1. Bridges, Ports, and Coastal Structures

One of the most impactful applications of FRP rebar is in bridge construction. In regions with high humidity, deicing salts, or coastal exposure, traditional steel rebar is prone to rust, leading to costly repairs or structural failures. FRP rebar, being non-metallic and corrosion-resistant, offers a reliable alternative.

Use cases include:

• Sea bridges and causeways

• Harbor retaining walls

• Port infrastructure and loading platforms

• Concrete piers and jetty foundations

These structures benefit from minimal maintenance, extended service life, and resistance to salt penetration.

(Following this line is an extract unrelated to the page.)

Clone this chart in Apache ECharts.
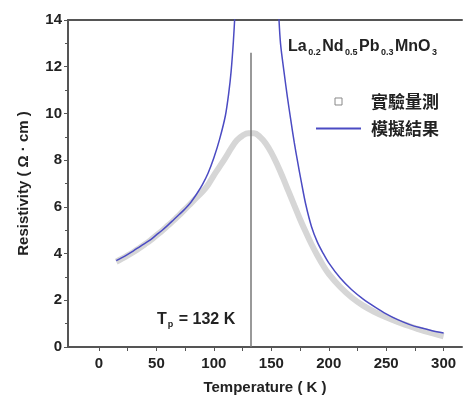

2. Subways, Tunnels, and Underground Transit Systems

Underground projects such as metro tunnels and urban underpasses often suffer from groundwater exposure, chemical seepage, and moisture accumulation. When embedded in concrete, FRP bars:

• Maintain structural integrity without rust

• Avoid expansion-induced cracking caused by steel corrosion

• Reduce lifecycle maintenance costs

Additionally, FRP’s non-conductive nature makes it ideal for electrified rail systems, helping avoid stray current corrosion and electrical interference.

3. Performance in Salt Spray and Marine Atmosphere

In environments dominated by salt spray, sea breeze, and high chloride content, such as:

• Coastal highways

• Ferry terminals

• Offshore wind farm platforms

FRP rebar resists chemical degradation and maintains mechanical performance over decades. Unlike steel, which begins corroding when exposed to only a few ppm of chloride, FRP rebar tolerates high-chloride environments without compromising structure.

4. Standards and Engineering Guidelines

FRP reinforcement is now recognized in many engineering standards:

• ACI 440.1R (Guide for the Design and Construction of Structural Concrete Reinforced with FRP Bars)

• CSA S807 (Specification for FRP Materials)

• ASTM D7957 (Standard Specification for Solid Round Glass Fiber Reinforced Polymer Bars)

These documents guide the safe and effective use of FRP rebar in load-bearing, long-term infrastructure under aggressive environmental conditions.

Engineers increasingly integrate GFRP rebar into durability-driven designs, reducing total cost of ownership for critical public assets.